■ Work to complete: Return only the lines from the top of the data down to the one that holds "import plotly.graph_objects as go", both included, without any pictures.

= = = = = = =

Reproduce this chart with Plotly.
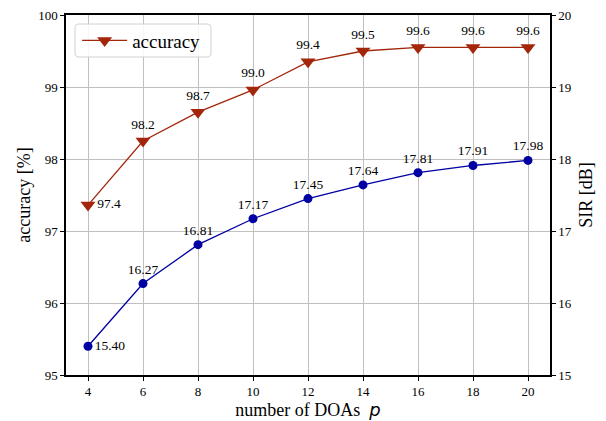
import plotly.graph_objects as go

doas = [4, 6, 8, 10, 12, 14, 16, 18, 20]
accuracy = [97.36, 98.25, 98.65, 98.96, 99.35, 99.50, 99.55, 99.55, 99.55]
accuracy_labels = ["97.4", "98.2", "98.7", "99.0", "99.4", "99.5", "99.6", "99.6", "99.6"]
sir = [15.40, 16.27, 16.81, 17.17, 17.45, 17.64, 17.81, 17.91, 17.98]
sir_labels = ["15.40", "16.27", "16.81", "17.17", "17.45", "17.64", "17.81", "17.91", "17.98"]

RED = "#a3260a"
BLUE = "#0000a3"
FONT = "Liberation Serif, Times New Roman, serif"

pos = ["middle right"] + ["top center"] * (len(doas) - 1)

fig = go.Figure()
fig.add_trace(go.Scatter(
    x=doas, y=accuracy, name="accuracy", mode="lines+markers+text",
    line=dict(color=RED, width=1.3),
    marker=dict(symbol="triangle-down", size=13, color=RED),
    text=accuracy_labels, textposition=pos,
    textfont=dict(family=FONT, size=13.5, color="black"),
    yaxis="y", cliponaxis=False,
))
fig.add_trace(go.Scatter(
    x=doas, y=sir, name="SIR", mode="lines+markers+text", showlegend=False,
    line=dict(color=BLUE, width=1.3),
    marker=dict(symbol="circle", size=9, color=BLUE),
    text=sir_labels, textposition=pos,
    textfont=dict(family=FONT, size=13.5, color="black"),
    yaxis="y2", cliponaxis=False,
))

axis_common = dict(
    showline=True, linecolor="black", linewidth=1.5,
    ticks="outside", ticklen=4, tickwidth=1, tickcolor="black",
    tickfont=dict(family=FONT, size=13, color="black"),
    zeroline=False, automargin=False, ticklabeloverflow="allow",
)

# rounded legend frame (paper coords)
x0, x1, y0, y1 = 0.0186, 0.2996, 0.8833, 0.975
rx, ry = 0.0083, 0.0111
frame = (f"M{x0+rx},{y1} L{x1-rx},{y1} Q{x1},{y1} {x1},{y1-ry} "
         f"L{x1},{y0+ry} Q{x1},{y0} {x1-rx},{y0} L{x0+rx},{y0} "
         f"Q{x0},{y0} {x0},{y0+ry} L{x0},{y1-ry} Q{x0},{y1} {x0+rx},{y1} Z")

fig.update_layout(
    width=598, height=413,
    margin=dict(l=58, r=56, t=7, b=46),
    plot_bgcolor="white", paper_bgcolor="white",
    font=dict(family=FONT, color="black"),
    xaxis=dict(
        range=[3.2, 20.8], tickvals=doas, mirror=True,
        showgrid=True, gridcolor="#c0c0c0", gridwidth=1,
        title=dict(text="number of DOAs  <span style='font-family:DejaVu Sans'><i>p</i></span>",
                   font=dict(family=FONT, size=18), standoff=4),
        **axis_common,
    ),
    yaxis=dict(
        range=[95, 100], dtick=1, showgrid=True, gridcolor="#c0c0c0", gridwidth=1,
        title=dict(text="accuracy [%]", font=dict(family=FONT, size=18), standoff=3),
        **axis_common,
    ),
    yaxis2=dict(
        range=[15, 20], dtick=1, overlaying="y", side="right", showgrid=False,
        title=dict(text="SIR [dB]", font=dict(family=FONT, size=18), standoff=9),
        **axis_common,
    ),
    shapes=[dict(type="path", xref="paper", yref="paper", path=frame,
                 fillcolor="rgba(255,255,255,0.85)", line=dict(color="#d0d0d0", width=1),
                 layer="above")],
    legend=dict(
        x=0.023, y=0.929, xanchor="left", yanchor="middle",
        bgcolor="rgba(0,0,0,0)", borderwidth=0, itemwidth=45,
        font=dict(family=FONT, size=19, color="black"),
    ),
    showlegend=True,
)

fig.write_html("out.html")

= = = = = = =

■ Final answer:
Reproduce this chart with Plotly.
import plotly.graph_objects as go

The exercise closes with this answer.